Data extract:
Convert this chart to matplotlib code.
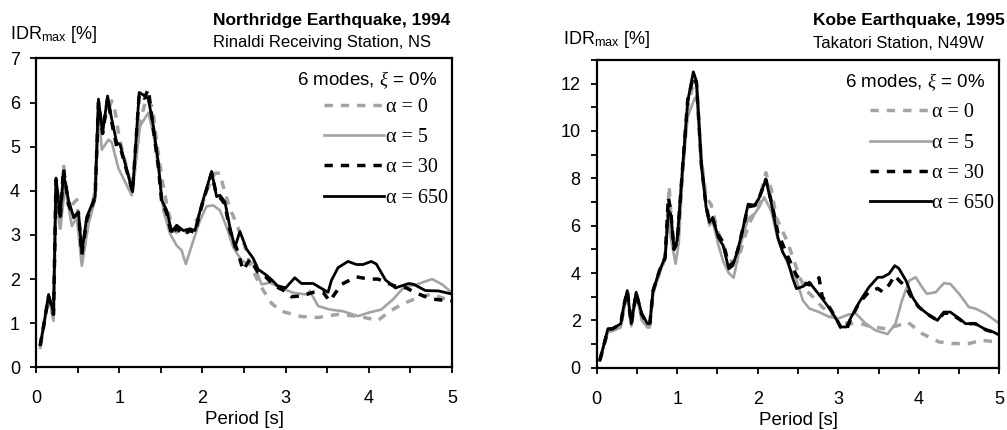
import matplotlib
matplotlib.use("Agg")
import matplotlib.pyplot as plt
from matplotlib.ticker import MultipleLocator, FuncFormatter

plt.rcParams["font.family"] = ["Liberation Sans", "DejaVu Sans"]
plt.rcParams["mathtext.fontset"] = "custom"
plt.rcParams["mathtext.rm"] = "Liberation Sans"
plt.rcParams["mathtext.it"] = "Liberation Serif:italic"

# ---- Northridge 1994, Rinaldi Receiving Station NS ----
t0_nr = [0.05, 0.09, 0.15, 0.18, 0.21, 0.24, 0.29, 0.33, 0.39, 0.49, 0.55, 0.63, 0.71, 0.75,
         0.80, 0.91, 0.95, 1.00, 1.16, 1.25, 1.33, 1.40, 1.45, 1.52, 1.58, 1.65, 1.75, 1.85,
         1.95, 2.05, 2.15, 2.21, 2.25, 2.33, 2.40, 2.50, 2.57, 2.69, 2.83, 2.95, 3.19, 3.39,
         3.63, 3.90, 4.11, 4.25, 4.41, 4.59, 4.75, 4.92, 5.00]
idr0_nr = [0.45, 0.90, 1.60, 1.35, 1.10, 4.20, 3.10, 4.60, 3.60, 3.80, 2.40, 3.30, 4.00, 5.90,
           5.50, 6.04, 5.80, 5.20, 4.00, 5.60, 6.10, 5.90, 5.10, 4.20, 3.60, 3.10, 3.00, 3.10,
           3.40, 4.00, 4.40, 4.40, 4.10, 3.60, 3.30, 2.80, 2.34, 1.87, 1.45, 1.27, 1.15, 1.13,
           1.20, 1.15, 1.06, 1.27, 1.44, 1.58, 1.66, 1.55, 1.60]

t5_nr = [0.05, 0.09, 0.15, 0.18, 0.21, 0.24, 0.29, 0.35, 0.43, 0.49, 0.55, 0.63, 0.71, 0.75,
         0.79, 0.87, 0.91, 0.99, 1.15, 1.25, 1.35, 1.41, 1.49, 1.53, 1.61, 1.69, 1.75, 1.80,
         1.89, 1.97, 2.05, 2.13, 2.21, 2.29, 2.37, 2.47, 2.55, 2.61, 2.71, 2.81, 2.93, 3.09,
         3.25, 3.29, 3.39, 3.53, 3.69, 3.87, 4.00, 4.15, 4.29, 4.42, 4.58, 4.76, 4.88, 5.00]
idr5_nr = [0.44, 0.88, 1.55, 1.35, 1.05, 4.10, 3.14, 4.10, 3.20, 3.40, 2.30, 3.25, 3.80, 5.85,
           4.93, 5.16, 5.10, 4.51, 3.90, 5.47, 5.77, 5.30, 4.25, 3.56, 3.03, 2.76, 2.65, 2.34,
           2.87, 3.33, 3.65, 3.67, 3.56, 3.18, 2.72, 2.42, 2.34, 2.38, 1.88, 1.92, 1.81, 1.69,
           1.65, 1.73, 1.39, 1.31, 1.27, 1.16, 1.24, 1.31, 1.54, 1.81, 1.88, 2.00, 1.88, 1.69]

t30_nr = [0.05, 0.09, 0.15, 0.18, 0.21, 0.24, 0.29, 0.33, 0.39, 0.45, 0.51, 0.55, 0.61, 0.71,
          0.75, 0.80, 0.86, 0.91, 0.97, 1.01, 1.16, 1.24, 1.30, 1.35, 1.41, 1.47, 1.51, 1.57,
          1.63, 1.69, 1.77, 1.85, 1.91, 1.99, 2.11, 2.17, 2.21, 2.27, 2.33, 2.41, 2.49, 2.57,
          2.67, 2.76, 2.87, 2.97, 3.07, 3.20, 3.33, 3.45, 3.53, 3.67, 3.85, 4.00, 4.11, 4.30,
          4.45, 4.56, 4.75, 5.00]
idr30_nr = [0.50, 0.93, 1.60, 1.40, 1.20, 4.25, 3.35, 4.50, 3.70, 3.40, 3.50, 2.55, 3.35, 3.85,
            6.00, 5.30, 6.10, 5.55, 5.00, 5.00, 3.98, 6.20, 6.10, 6.30, 5.40, 4.55, 3.75, 3.50,
            3.00, 3.15, 3.00, 3.10, 3.05, 3.65, 4.40, 3.90, 3.85, 3.70, 3.10, 2.70, 2.20, 2.45,
            2.15, 2.05, 1.84, 1.75, 1.60, 1.62, 1.70, 1.70, 1.50, 1.88, 2.05, 2.00, 2.00, 1.85,
            1.80, 1.69, 1.55, 1.50]

t650_nr = [0.05, 0.09, 0.15, 0.18, 0.21, 0.24, 0.29, 0.33, 0.39, 0.45, 0.51, 0.55, 0.61, 0.71,
           0.75, 0.80, 0.86, 0.91, 0.97, 1.01, 1.16, 1.24, 1.31, 1.35, 1.41, 1.47, 1.51, 1.57,
           1.63, 1.69, 1.77, 1.85, 1.91, 1.99, 2.11, 2.17, 2.21, 2.27, 2.33, 2.39, 2.45, 2.53,
           2.61, 2.67, 2.76, 2.84, 2.90, 3.00, 3.11, 3.19, 3.33, 3.51, 3.55, 3.63, 3.75, 3.85,
           3.93, 4.03, 4.09, 4.20, 4.32, 4.48, 4.54, 4.68, 4.84, 5.00]
idr650_nr = [0.51, 0.93, 1.65, 1.45, 1.23, 4.29, 3.41, 4.40, 3.79, 3.41, 3.52, 2.61, 3.41, 3.87,
             6.08, 5.31, 6.15, 5.62, 5.09, 5.05, 3.98, 6.23, 6.15, 6.08, 5.47, 4.63, 3.79, 3.56,
             3.07, 3.22, 3.10, 3.14, 3.10, 3.68, 4.44, 3.87, 3.90, 3.75, 3.18, 2.72, 3.08, 2.68,
             2.47, 2.22, 2.10, 1.97, 1.85, 1.80, 2.03, 1.90, 1.90, 1.70, 1.97, 2.26, 2.40, 2.33,
             2.33, 2.40, 2.34, 1.98, 1.80, 1.90, 1.88, 1.74, 1.73, 1.66]

# ---- Kobe 1995, Takatori Station N49W ----
t0_kb = [0.04, 0.14, 0.20, 0.30, 0.38, 0.43, 0.49, 0.56, 0.63, 0.66, 0.70, 0.78, 0.85, 0.90,
         0.93, 0.97, 1.00, 1.07, 1.13, 1.20, 1.24, 1.30, 1.36, 1.42, 1.50, 1.57, 1.64, 1.75,
         1.88, 2.00, 2.10, 2.17, 2.23, 2.37, 2.45, 2.52, 2.60, 2.69, 2.80, 2.97, 3.12, 3.28,
         3.42, 3.59, 3.75, 3.86, 4.04, 4.25, 4.41, 4.62, 4.78, 4.95, 5.00]
idr0_kb = [0.32, 1.55, 1.60, 1.80, 3.25, 1.80, 3.15, 2.20, 1.80, 1.80, 3.20, 4.00, 4.60, 7.67,
           6.00, 5.10, 5.40, 8.50, 11.00, 12.00, 11.80, 8.80, 7.20, 6.90, 5.80, 5.20, 4.50, 4.50,
           6.00, 6.80, 8.24, 7.50, 6.35, 5.30, 4.52, 3.82, 3.26, 2.98, 2.56, 2.08, 1.86, 1.86,
           1.72, 1.65, 1.79, 1.93, 1.44, 1.09, 1.02, 1.02, 1.16, 1.09, 1.10]

t5_kb = [0.04, 0.14, 0.20, 0.30, 0.38, 0.43, 0.49, 0.56, 0.63, 0.66, 0.70, 0.78, 0.85, 0.89,
         0.92, 0.98, 1.02, 1.07, 1.13, 1.22, 1.26, 1.30, 1.36, 1.40, 1.44, 1.51, 1.57, 1.64,
         1.70, 1.75, 1.81, 1.88, 1.96, 2.02, 2.08, 2.17, 2.25, 2.39, 2.47, 2.56, 2.64, 2.76,
         2.89, 3.00, 3.13, 3.22, 3.34, 3.46, 3.61, 3.71, 3.79, 3.88, 3.96, 4.04, 4.10, 4.21,
         4.31, 4.39, 4.50, 4.62, 4.70, 4.83, 5.00]
idr5_kb = [0.30, 1.50, 1.55, 1.70, 3.20, 1.75, 3.10, 2.00, 1.70, 1.70, 3.10, 4.00, 4.60, 6.30,
           5.50, 4.39, 5.30, 8.30, 10.60, 11.40, 11.20, 8.40, 6.70, 6.00, 6.20, 5.20, 4.50, 4.00,
           3.80, 4.60, 5.50, 6.30, 6.50, 6.80, 7.20, 6.60, 5.40, 4.24, 3.82, 2.84, 2.50, 2.35,
           2.14, 2.08, 2.25, 2.28, 1.86, 1.58, 1.42, 1.86, 2.84, 3.68, 3.82, 3.40, 3.12, 3.19,
           3.57, 3.54, 3.12, 2.56, 2.50, 2.28, 1.86]

t30_kb = [0.04, 0.14, 0.20, 0.30, 0.33, 0.38, 0.43, 0.49, 0.56, 0.63, 0.66, 0.70, 0.78, 0.85,
          0.89, 0.92, 0.96, 1.00, 1.07, 1.13, 1.20, 1.24, 1.30, 1.36, 1.40, 1.44, 1.51, 1.57,
          1.64, 1.69, 1.75, 1.81, 1.88, 1.96, 2.02, 2.10, 2.17, 2.25, 2.35, 2.48, 2.56, 2.64,
          2.72, 2.76, 2.80, 2.89, 2.97, 3.03, 3.10, 3.16, 3.26, 3.38, 3.49, 3.55, 3.63, 3.70,
          3.75, 3.84, 3.92, 4.00, 4.13, 4.23, 4.31, 4.39, 4.50, 4.58, 4.70, 4.83, 4.93, 5.00]
idr30_kb = [0.32, 1.60, 1.65, 1.85, 2.50, 3.25, 1.85, 3.15, 2.25, 1.85, 1.85, 3.25, 4.10, 4.66,
            7.20, 6.60, 5.00, 5.30, 8.60, 11.30, 12.30, 12.00, 8.60, 6.80, 6.20, 6.30, 5.60, 5.30,
            4.30, 4.40, 4.95, 5.80, 6.80, 6.85, 7.20, 7.95, 7.00, 5.70, 4.87, 3.90, 3.60, 3.50,
            3.60, 3.80, 3.00, 2.55, 2.10, 1.70, 1.60, 2.10, 2.75, 3.20, 3.35, 3.20, 3.50, 3.90,
            3.70, 3.40, 2.90, 2.56, 2.21, 2.00, 2.30, 2.30, 2.05, 1.86, 1.86, 1.60, 1.50, 1.37]

t650_kb = [0.04, 0.14, 0.20, 0.30, 0.33, 0.38, 0.43, 0.49, 0.56, 0.63, 0.66, 0.70, 0.78, 0.85,
           0.89, 0.92, 0.96, 1.00, 1.07, 1.13, 1.20, 1.24, 1.30, 1.36, 1.40, 1.44, 1.51, 1.57,
           1.64, 1.69, 1.75, 1.81, 1.88, 1.96, 2.02, 2.10, 2.17, 2.25, 2.31, 2.37, 2.43, 2.48,
           2.56, 2.64, 2.72, 2.80, 2.89, 2.97, 3.03, 3.10, 3.16, 3.26, 3.38, 3.49, 3.55, 3.63,
           3.70, 3.75, 3.84, 3.92, 4.00, 4.13, 4.23, 4.31, 4.39, 4.50, 4.58, 4.70, 4.83, 4.93, 5.00]
idr650_kb = [0.32, 1.65, 1.65, 1.86, 2.50, 3.26, 1.86, 3.19, 2.28, 1.86, 1.86, 3.26, 4.10, 4.66,
             6.63, 6.50, 5.02, 5.37, 8.59, 11.25, 12.50, 12.10, 8.59, 6.77, 6.14, 6.35, 5.50, 5.16,
             4.18, 4.31, 4.95, 5.79, 6.91, 6.86, 7.19, 7.96, 6.91, 5.50, 4.87, 4.53, 3.82, 3.34,
             3.43, 3.61, 3.26, 2.92, 2.50, 2.08, 1.72, 1.72, 2.14, 2.77, 3.40, 3.82, 3.82, 3.97,
             4.31, 4.20, 3.68, 2.98, 2.56, 2.21, 2.00, 2.35, 2.35, 2.08, 1.86, 1.86, 1.61, 1.50, 1.37]

alpha_labels = ["\u03b1 = 0", "\u03b1 = 5", "\u03b1 = 30", "\u03b1 = 650"]
legend_title = "6 modes, $\\xi$ = 0%"
x_label = "Period [s]"
y_label = "IDR$_{\\mathrm{max}}$ [%]"

GREY = "#a3a3a3"
styles = [
    dict(color=GREY, lw=2.5, ls=(0, (2.4, 2.3))),
    dict(color=GREY, lw=1.9, ls="-"),
    dict(color="black", lw=2.5, ls=(0, (2.4, 2.3))),
    dict(color="black", lw=2.0, ls="-"),
]

fig = plt.figure(figsize=(10.07, 4.30), dpi=100)
ax_l = fig.add_axes([0.0358, 0.1458, 0.4131, 0.7182])
ax_r = fig.add_axes([0.5925, 0.1449, 0.4000, 0.7156])

# (axes, series, y max, y tick step, y label step, legend title pos, legend anchor)
panels = [
    (ax_l, [(t0_nr, idr0_nr), (t5_nr, idr5_nr), (t30_nr, idr30_nr), (t650_nr, idr650_nr)],
     7, 1, 1, (0.964, 0.930), (0.990, 0.872)),
    (ax_r, [(t0_kb, idr0_kb), (t5_kb, idr5_kb), (t30_kb, idr30_kb), (t650_kb, idr650_kb)],
     13, 1, 2, (0.964, 0.929), (0.987, 0.859)),
]

for ax, series, ymax, ystep, ylab_step, title_xy, leg_anchor in panels:
    handles = []
    for (t, v), st, lab in zip(series, styles, alpha_labels):
        h, = ax.plot(t, v, label=lab, solid_joinstyle="round", dash_capstyle="butt", **st)
        handles.append(h)
    ax.set_xlim(0, 5)
    ax.set_ylim(0, ymax)
    ax.xaxis.set_major_locator(MultipleLocator(0.5))
    ax.xaxis.set_major_formatter(FuncFormatter(lambda x, p: f"{x:.0f}" if abs(x - round(x)) < 1e-6 else ""))
    ax.yaxis.set_major_locator(MultipleLocator(ystep))
    ax.yaxis.set_major_formatter(FuncFormatter(
        lambda y, p, s=ylab_step: f"{y:.0f}" if abs(y / s - round(y / s)) < 1e-6 else ""))
    ax.tick_params(direction="out", length=4.5, width=1.3, labelsize=13,
                   top=False, right=False)
    ax.tick_params(axis="x", pad=12)
    ax.tick_params(axis="y", pad=7)
    for sp in ax.spines.values():
        sp.set_linewidth(1.6)
    ax.set_xlabel(x_label, fontsize=13.5, labelpad=3)
    ax.text(title_xy[0], title_xy[1], legend_title, transform=ax.transAxes,
            ha="right", va="center", fontsize=13.5)
    ax.legend(handles=handles, loc="upper right", bbox_to_anchor=leg_anchor,
              frameon=False, prop={"family": "Liberation Serif", "size": 14.5},
              handlelength=3.0, handletextpad=0.08, labelspacing=0.55,
              borderpad=0, borderaxespad=0)

# panel headings
fig.text(0.2115, 0.953, "Northridge Earthquake, 1994", fontsize=12.5, fontweight="bold", va="center")
fig.text(0.2115, 0.902, "Rinaldi Receiving Station, NS", fontsize=12, va="center")
fig.text(0.0095, 0.919, y_label, fontsize=13, va="center")

fig.text(0.8073, 0.953, "Kobe Earthquake, 1995", fontsize=12.5, fontweight="bold", va="center")
fig.text(0.8073, 0.900, "Takatori Station, N49W", fontsize=12, va="center")
fig.text(0.559, 0.907, y_label, fontsize=13, va="center")

fig.savefig("out.png", dpi=100)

What the task asks:
Say the number of lines in the listing that hold "matplotlib", with no added words.

Result of this task:
5